Each new year brings a mass of predictions, and 2012 has been no exception.
That’s not so much the case in our field. When it comes to KM, knowledge services, and knowledge strategy development, we’re a little gun-shy about making predictions. I can’t say exactly why, but it’s probably because so many predictions of the past have been found to be, well, a little short of accurate.
Why is that? Why do we resist predictions? Is it that folks in the predicting “game” have it all wrong? Perhaps predicting is more about dealing with wishful thinking than with reality. Or with our fears about the economy. Or even with a little fantasizing about how we would like things to be (instead of how they really are)? Indeed, perhaps predicting is simply an empty exercise.
Or perhaps those of us in knowledge work just long ago picked up on the advice of our great mentor, Peter F. Drucker, famously reputed to have said: “I don’t predict. I just look out the window and see what’s visible but not yet seen.”

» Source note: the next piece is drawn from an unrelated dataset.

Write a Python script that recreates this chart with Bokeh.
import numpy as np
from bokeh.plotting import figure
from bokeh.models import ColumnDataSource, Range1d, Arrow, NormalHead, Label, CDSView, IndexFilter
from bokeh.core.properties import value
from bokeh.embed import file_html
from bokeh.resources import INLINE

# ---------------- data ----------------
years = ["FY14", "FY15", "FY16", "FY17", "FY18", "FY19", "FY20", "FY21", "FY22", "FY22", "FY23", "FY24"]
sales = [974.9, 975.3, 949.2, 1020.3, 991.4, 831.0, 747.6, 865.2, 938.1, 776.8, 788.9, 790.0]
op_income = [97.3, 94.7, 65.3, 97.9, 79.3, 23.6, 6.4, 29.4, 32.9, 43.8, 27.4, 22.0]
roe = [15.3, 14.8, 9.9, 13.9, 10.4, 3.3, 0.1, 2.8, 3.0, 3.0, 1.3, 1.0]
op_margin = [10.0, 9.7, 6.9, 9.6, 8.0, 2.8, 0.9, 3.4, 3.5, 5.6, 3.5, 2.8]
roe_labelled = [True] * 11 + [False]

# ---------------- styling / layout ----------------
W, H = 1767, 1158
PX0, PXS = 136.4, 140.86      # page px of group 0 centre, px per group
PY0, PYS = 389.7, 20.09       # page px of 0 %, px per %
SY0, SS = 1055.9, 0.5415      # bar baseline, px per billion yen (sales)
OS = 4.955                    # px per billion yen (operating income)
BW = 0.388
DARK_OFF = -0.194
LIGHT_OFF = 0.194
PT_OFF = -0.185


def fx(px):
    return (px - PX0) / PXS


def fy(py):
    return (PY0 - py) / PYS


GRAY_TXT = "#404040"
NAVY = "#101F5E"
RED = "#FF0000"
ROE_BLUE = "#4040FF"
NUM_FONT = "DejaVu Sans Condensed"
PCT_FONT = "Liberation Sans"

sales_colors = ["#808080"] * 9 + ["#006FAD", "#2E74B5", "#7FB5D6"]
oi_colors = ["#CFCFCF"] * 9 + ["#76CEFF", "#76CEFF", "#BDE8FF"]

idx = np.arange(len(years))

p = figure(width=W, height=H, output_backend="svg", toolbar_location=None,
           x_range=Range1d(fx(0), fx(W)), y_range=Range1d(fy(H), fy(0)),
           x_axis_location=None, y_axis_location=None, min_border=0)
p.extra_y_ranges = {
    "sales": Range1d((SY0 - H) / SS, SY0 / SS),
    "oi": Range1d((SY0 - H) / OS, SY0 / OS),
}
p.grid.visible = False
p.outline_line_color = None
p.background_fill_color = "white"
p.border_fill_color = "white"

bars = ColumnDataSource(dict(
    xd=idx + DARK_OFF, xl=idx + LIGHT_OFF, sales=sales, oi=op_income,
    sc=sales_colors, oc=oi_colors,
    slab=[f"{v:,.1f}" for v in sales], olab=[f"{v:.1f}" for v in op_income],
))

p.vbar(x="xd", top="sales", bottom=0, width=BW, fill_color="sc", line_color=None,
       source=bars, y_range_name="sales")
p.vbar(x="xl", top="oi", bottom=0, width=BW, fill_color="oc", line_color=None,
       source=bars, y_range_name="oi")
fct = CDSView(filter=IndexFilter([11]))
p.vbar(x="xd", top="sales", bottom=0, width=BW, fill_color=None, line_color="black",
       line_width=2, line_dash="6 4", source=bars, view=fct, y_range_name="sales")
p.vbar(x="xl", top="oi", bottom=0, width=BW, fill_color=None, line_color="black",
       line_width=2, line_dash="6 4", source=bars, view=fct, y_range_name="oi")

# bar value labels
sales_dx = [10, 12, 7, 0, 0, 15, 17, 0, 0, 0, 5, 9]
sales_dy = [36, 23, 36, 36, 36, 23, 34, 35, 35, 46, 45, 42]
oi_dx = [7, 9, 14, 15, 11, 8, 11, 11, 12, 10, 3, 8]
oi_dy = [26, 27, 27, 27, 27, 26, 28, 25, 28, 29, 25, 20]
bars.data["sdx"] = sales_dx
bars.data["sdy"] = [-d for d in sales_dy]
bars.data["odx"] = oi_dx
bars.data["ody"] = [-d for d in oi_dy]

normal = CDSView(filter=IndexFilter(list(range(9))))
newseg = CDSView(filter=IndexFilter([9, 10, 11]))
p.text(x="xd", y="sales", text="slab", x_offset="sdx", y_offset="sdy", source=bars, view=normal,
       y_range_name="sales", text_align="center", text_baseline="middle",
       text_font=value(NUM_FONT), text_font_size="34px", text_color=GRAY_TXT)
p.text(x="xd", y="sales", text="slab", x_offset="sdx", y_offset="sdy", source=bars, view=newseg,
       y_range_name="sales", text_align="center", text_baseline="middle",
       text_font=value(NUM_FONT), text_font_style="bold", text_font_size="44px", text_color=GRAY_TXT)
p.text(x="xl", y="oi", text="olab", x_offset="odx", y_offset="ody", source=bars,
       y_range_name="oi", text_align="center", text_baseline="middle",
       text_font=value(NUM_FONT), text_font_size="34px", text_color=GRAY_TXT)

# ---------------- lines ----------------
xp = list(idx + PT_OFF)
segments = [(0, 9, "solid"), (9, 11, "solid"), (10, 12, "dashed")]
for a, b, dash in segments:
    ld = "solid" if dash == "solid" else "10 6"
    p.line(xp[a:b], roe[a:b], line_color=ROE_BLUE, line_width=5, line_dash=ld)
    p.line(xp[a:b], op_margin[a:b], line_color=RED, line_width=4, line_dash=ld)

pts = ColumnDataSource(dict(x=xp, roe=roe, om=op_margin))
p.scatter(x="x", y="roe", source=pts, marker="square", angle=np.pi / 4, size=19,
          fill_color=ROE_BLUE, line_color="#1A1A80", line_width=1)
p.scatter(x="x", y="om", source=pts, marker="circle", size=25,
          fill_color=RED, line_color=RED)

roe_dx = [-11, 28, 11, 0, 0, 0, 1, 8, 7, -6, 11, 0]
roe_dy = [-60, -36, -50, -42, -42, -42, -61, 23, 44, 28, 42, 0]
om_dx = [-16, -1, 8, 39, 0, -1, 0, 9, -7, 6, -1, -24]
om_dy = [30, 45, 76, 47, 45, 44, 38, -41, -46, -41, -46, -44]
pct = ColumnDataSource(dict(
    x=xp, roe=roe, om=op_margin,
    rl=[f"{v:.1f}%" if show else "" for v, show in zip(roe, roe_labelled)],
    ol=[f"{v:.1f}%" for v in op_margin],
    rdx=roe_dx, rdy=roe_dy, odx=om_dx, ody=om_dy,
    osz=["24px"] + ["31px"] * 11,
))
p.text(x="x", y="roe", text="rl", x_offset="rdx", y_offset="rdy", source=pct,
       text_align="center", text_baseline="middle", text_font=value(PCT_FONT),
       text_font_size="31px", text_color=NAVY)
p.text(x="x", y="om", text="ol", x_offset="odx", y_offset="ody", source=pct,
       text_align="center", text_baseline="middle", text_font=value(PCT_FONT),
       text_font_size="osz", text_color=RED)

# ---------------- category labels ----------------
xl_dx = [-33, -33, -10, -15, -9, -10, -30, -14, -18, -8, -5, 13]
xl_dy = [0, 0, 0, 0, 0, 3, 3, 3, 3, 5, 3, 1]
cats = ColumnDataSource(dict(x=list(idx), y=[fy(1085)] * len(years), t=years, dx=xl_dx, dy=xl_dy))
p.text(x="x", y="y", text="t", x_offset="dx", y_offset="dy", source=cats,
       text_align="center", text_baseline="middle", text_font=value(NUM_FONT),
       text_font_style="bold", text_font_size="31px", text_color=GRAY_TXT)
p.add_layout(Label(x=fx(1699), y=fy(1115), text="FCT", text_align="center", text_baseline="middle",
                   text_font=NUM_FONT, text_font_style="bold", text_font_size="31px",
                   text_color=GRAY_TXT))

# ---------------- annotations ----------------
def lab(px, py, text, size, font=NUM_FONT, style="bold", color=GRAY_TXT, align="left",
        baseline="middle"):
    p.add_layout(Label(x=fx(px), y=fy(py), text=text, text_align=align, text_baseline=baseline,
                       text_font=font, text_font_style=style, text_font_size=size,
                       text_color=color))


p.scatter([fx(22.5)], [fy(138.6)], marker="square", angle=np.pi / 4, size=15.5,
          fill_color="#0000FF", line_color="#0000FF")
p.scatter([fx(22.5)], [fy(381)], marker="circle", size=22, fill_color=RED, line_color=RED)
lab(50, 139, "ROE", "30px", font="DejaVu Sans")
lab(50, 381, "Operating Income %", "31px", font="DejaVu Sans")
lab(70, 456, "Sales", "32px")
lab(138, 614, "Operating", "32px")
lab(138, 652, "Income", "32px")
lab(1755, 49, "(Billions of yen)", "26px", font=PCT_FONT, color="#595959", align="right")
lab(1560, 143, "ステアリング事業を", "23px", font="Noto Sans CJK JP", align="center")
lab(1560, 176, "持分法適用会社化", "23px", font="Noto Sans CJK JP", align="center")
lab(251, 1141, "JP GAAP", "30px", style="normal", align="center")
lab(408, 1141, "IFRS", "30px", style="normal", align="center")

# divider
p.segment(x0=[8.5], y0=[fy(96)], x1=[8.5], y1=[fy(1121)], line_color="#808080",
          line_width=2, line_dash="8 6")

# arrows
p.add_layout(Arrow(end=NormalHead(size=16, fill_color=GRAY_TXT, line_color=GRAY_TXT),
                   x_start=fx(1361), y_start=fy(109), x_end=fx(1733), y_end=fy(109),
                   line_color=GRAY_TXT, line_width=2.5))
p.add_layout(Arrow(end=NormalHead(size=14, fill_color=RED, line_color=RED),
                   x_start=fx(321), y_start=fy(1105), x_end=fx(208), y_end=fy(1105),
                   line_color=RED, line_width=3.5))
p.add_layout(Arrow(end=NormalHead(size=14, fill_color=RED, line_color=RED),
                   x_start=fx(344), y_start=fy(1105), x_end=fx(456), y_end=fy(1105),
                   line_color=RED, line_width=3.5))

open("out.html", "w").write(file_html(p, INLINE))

Isn’t that what we try to do, those of us working in KM and knowledge services? Isn’t it our job to look beyond the current state of things and think about what might be out there? And then to offer some opinion about how things might be, if certain principles (yes, including some of Mr. Drucker’s principles) are applied? I think so.

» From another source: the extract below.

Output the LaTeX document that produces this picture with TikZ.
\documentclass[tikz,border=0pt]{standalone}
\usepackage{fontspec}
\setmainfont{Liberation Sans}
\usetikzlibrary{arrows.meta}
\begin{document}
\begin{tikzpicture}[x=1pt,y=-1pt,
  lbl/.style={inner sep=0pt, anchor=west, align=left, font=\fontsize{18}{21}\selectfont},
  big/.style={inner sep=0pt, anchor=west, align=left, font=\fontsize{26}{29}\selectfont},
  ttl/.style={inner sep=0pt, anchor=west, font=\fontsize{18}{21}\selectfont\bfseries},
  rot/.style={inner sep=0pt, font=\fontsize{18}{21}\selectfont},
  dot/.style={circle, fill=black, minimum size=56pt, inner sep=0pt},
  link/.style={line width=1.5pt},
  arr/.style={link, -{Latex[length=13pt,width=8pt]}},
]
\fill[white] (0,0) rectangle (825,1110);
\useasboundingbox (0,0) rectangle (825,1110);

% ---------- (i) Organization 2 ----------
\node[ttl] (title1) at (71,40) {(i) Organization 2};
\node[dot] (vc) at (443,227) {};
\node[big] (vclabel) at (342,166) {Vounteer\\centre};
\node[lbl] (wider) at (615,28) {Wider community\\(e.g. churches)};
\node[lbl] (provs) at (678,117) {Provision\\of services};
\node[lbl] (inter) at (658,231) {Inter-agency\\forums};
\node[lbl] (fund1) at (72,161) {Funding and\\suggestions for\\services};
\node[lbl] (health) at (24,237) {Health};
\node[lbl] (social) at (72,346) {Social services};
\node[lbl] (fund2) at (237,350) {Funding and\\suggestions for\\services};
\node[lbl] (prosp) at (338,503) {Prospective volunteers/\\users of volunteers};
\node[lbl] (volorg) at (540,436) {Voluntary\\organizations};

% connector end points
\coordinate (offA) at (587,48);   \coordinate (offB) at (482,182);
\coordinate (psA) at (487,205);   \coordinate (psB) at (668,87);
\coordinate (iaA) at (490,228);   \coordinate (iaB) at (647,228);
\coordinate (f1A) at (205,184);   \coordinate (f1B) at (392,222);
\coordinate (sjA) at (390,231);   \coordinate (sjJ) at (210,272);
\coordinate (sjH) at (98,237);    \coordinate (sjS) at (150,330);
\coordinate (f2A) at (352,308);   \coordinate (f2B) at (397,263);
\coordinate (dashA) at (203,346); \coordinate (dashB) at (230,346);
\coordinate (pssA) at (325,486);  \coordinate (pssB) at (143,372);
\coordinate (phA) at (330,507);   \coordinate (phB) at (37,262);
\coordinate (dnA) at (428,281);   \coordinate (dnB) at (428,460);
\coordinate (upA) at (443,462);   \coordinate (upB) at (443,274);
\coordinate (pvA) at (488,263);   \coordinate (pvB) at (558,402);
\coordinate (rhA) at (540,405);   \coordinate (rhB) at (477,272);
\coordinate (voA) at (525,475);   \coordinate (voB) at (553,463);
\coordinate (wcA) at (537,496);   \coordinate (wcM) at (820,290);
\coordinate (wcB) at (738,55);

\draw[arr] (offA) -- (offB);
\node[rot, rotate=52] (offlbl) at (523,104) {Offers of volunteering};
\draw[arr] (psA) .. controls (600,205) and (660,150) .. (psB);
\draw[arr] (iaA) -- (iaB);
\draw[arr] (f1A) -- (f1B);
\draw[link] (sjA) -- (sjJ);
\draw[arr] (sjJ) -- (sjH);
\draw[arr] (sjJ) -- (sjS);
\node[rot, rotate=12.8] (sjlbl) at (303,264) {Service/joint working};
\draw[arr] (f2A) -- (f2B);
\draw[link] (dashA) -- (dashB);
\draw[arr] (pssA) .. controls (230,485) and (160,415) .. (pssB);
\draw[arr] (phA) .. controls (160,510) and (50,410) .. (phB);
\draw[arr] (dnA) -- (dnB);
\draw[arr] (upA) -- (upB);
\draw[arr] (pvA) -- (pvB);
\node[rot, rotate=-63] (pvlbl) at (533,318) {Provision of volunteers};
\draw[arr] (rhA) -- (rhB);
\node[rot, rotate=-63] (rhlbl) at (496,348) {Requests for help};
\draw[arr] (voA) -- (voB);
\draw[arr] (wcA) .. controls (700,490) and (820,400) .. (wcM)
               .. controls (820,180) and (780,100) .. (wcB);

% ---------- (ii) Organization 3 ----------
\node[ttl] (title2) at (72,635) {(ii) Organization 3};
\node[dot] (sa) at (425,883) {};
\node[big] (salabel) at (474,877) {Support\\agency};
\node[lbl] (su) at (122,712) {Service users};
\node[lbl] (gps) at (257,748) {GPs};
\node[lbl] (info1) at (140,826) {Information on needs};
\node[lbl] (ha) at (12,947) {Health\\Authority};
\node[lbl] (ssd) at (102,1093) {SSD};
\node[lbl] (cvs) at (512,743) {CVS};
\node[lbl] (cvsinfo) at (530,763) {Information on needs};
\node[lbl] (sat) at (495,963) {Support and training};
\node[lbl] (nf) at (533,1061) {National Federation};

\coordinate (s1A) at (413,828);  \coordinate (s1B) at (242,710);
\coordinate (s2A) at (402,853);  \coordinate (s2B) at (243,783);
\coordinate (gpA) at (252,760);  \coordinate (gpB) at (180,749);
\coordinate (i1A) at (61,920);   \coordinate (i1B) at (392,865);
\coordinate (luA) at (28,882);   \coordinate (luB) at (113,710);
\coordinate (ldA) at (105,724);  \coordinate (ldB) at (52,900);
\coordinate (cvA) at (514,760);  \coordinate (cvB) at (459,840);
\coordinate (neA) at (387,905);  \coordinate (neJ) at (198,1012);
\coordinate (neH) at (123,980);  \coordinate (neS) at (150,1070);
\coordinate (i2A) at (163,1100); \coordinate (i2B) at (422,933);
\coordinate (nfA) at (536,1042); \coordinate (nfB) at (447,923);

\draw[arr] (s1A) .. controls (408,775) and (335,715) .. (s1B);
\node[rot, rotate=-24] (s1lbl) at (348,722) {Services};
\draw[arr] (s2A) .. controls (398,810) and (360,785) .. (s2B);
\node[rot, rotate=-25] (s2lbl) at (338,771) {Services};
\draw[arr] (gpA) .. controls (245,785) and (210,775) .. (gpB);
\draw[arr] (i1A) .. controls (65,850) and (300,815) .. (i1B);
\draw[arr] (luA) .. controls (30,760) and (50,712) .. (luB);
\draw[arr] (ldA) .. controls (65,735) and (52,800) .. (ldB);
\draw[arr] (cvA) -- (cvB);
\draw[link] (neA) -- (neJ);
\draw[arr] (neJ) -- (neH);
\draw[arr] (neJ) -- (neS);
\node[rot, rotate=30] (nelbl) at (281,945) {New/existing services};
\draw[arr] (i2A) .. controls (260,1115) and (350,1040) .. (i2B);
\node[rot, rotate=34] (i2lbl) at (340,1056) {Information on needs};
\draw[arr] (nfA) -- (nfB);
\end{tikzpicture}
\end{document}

How about an example? We’re very aware that the formerly great gap between IT and knowledge development and knowledge sharing (KD/KS) is finally beginning to crumble. And now, at last, what were (but shouldn’t have been) separate disciplines are coming together. It’s only natural, and it’s a state of affairs many of us have been waiting for. So as we “look out the window” this is the time to “see what’s visible,” to focus on what some others in the organization might not be seeing.

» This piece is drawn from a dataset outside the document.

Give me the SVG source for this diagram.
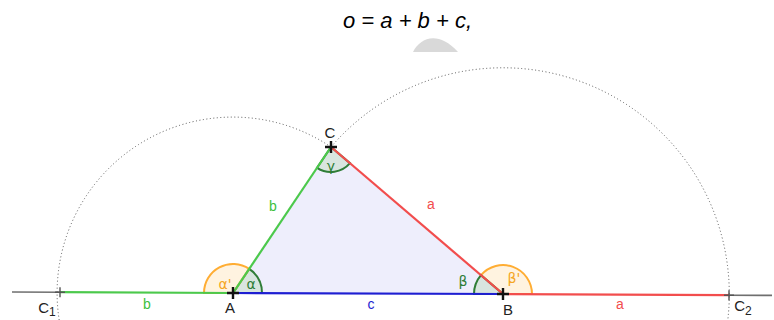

For me – at this point – the most obvious thing we need to work on is expectations, the new expectations of senior management about KM, knowledge services, and knowledge strategy. We now have organizational leaders asking us to help them develop their organizational strategies for dealing with intellectual capital, and it’s a refreshing change (it wasn’t that long ago we were being called upon to define KM for them!).
So instead of predicting, let’s think about what’s visible: we’ve got a big target market out there. Let’s get the KM/knowledge services message to that market.